On a chilly, gray day, with the Irish and British flags flapping behind them, Varadkar and Johnson both spoke of the need to find solutions. But the gulf between them seemed wide.

The Irish border remains the biggest barrier to a Brexit deal. All sides want to avoid the imposition of significant checks between Ireland, a member of the European Union, and Northern Ireland, which is part of the United Kingdom. A hard border could renew sectarian tensions that raged for decades.

Johnson has rejected the so-called backstop agreement reached by his predecessor, Theresa May, which would all but keep Northern Ireland inside the single European market for a few years, so that Ireland would not have inspect goods flowing in from the north.

Johnson quashed any expectations that he had brought new proposals. He simply restated the case that he made last week to British lawmakers, which led Parliament, including 21 members of his own party, to advance a law stripping him of his power to leave the European Union without a deal.

"We must get Brexit done because the U.K. must come out on Oct. 31, or else I fear permanent damage will be done to confidence in our democracy in the U.K," Johnson said in Dublin on Monday. "I know that this problem of Brexit was not, to be perfectly frank, a conundrum that Ireland ever wished for."

While both men emphasized the need for a deal, neither seemed to have high expectations for the visit. Varadkar noted it would be a "herculean task" for Johnson to negotiate a new deal before the Oct. 31 deadline.
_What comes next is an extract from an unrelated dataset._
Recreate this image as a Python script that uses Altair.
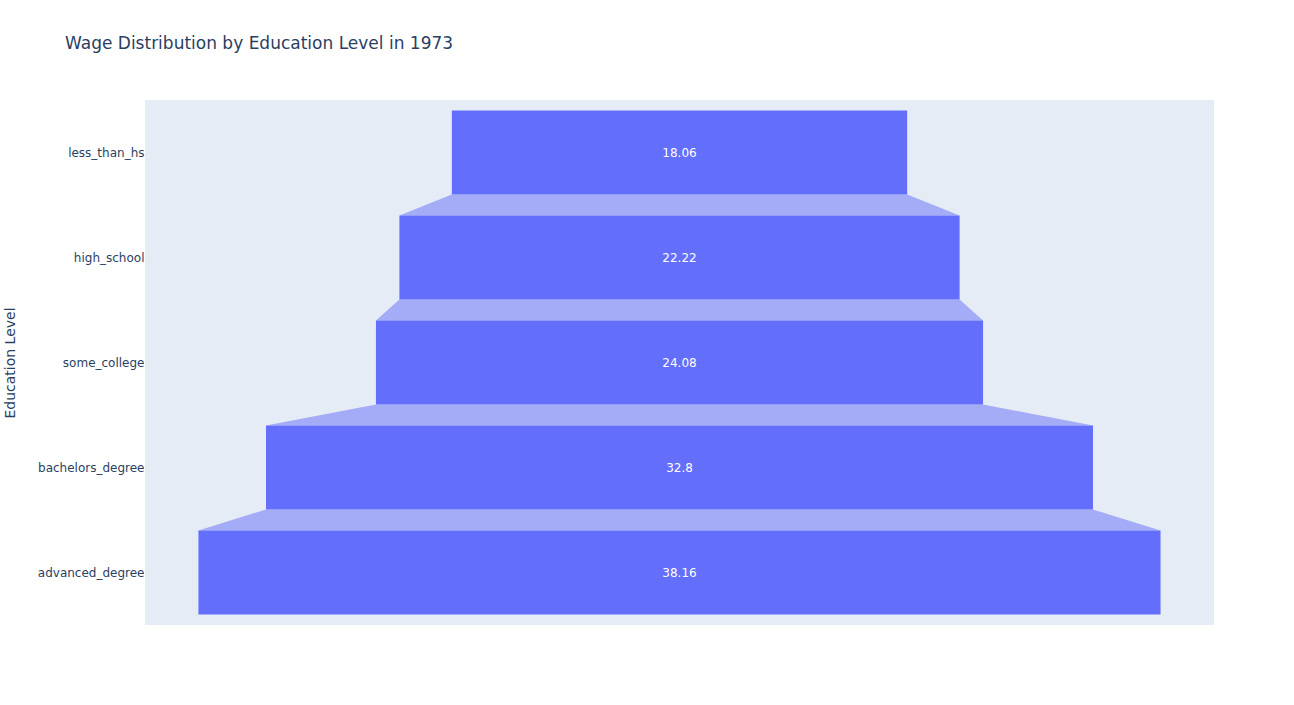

After the meeting, Johnson's office released a statement calling the leaders' talk "positive and constructive," adding that "common ground was established in some areas, although significant gaps remain."

There are fights, and then there are family fights, just as there are insults, and family insults.

From the moment last week when Johnson expelled 21 Conservative rebel lawmakers, the Tories have been in full family fight mode, and the insults have been colorful, to say the least.

A barrage of insults came from Nicholas Soames, one of the lawmakers who was expelled from the party. Soames, a grandson of Winston Churchill, took pointed issue with Johnson - "Boris Johnson is nothing like Winston Churchill" - but especially with Jacob Rees-Mogg, the House of Commons leader who was widely lampooned after he reclined on the front bench of Parliament during the Brexit debate last week.

"He is in serious danger of believing his own shtick," Soames told the Times of London on Saturday. "He is an absolute fraud, he is a living example of what a moderately cut double-breasted suit and a decent tie can do with an ultraposh voice."

Soames then offered some earthier anatomical imagery before describing Rees-Mogg's speech during the Brexit debate as "the lowest form of student union hackery, insolence and bad manners."

And to think they were once on the same team.